▽

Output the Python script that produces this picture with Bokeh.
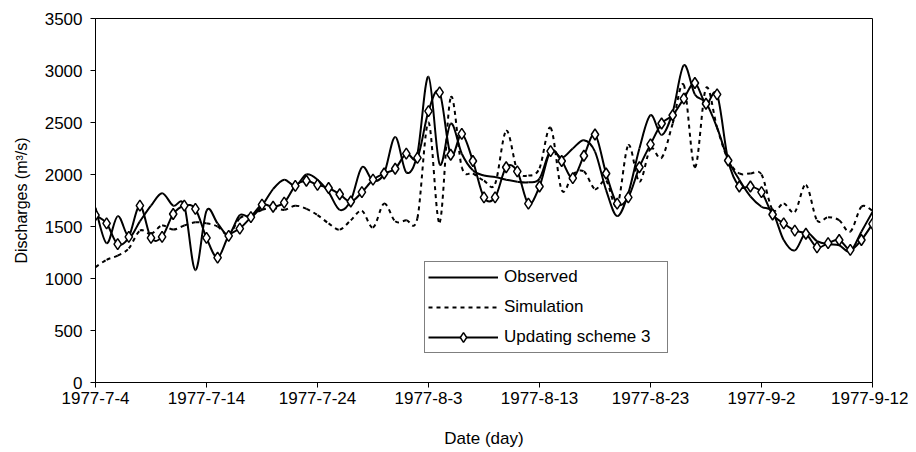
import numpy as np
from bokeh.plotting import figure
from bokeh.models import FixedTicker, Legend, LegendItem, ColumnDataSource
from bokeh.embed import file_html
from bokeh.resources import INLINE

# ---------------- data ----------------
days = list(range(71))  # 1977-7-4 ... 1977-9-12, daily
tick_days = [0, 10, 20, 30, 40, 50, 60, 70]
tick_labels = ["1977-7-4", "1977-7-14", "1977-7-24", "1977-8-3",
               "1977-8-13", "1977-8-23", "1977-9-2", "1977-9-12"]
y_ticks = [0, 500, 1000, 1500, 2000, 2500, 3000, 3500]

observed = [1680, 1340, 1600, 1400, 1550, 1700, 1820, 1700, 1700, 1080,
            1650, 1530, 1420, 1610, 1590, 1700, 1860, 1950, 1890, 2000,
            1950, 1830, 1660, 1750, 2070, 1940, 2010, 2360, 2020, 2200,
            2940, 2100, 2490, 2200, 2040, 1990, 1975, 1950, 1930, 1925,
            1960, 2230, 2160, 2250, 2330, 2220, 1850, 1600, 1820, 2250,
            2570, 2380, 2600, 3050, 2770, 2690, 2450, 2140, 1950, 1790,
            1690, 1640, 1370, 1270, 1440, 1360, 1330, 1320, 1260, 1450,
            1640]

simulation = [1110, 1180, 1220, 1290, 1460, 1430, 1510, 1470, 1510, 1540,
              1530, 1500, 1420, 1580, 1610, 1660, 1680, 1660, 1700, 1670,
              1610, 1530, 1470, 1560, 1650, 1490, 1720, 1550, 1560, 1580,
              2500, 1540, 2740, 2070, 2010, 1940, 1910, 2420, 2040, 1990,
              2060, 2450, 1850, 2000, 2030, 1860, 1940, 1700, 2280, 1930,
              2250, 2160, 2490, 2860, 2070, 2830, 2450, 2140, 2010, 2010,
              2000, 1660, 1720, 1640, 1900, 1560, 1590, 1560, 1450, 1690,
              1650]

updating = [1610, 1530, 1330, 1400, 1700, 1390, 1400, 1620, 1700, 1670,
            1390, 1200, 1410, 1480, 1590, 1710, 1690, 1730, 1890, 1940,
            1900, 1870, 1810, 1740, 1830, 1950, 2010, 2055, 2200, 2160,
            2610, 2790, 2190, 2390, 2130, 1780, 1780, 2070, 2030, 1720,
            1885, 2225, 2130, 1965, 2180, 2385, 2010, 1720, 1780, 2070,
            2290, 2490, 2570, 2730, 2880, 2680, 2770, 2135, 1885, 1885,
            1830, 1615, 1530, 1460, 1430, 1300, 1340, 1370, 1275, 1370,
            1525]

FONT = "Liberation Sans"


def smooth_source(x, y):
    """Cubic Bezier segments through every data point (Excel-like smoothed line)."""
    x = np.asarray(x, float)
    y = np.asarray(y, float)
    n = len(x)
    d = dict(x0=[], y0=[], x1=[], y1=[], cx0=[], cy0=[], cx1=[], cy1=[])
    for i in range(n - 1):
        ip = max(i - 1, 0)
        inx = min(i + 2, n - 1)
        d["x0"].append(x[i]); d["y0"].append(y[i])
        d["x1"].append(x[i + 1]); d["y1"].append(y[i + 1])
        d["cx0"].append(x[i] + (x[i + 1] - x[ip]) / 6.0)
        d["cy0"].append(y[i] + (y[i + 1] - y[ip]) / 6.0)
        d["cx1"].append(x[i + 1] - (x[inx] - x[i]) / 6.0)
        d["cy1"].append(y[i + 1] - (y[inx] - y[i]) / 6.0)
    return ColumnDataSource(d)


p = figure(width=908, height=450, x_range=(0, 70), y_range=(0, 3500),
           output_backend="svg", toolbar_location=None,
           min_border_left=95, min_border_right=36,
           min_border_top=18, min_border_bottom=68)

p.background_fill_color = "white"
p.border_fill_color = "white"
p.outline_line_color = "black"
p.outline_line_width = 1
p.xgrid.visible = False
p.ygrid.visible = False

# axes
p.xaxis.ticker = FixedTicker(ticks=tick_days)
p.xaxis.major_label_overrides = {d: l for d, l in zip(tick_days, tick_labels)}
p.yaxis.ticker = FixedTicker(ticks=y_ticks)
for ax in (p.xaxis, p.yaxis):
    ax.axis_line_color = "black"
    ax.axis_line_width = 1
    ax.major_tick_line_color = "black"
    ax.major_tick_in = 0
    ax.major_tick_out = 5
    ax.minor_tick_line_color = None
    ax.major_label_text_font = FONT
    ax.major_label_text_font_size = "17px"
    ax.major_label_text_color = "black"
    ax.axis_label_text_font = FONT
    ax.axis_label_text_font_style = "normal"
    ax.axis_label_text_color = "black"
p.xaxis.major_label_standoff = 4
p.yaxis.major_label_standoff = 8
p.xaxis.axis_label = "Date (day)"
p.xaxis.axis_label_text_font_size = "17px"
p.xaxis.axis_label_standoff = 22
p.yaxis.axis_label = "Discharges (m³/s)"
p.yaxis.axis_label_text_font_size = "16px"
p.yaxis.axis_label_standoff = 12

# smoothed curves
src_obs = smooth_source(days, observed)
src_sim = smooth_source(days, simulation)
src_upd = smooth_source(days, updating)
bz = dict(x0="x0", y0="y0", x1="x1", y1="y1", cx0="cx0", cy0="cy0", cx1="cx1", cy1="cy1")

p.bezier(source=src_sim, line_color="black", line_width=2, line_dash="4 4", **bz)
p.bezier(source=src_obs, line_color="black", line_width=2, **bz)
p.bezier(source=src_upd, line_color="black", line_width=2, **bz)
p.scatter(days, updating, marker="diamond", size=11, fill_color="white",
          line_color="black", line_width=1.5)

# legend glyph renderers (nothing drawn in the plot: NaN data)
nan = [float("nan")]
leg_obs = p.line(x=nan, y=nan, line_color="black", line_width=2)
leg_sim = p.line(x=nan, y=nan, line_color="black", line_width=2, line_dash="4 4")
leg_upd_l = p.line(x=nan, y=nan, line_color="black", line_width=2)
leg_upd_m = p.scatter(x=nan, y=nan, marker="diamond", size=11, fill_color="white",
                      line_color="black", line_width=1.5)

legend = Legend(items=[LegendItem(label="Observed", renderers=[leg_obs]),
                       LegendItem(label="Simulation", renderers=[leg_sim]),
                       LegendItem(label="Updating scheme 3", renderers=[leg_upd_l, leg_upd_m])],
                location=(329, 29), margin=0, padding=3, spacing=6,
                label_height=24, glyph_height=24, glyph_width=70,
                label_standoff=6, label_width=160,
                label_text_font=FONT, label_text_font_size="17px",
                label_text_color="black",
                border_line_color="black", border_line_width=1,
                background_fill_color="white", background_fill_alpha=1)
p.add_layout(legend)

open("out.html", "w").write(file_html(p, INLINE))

△

▶ **Exercise**
Copy nothing but the lines from the first one in the listing through the line with "from bokeh.resources import INLINE", and omit the pictures.

▶ **Response**
Output the Python script that produces this picture with Bokeh.
import numpy as np
from bokeh.plotting import figure
from bokeh.models import FixedTicker, Legend, LegendItem, ColumnDataSource
from bokeh.embed import file_html
from bokeh.resources import INLINE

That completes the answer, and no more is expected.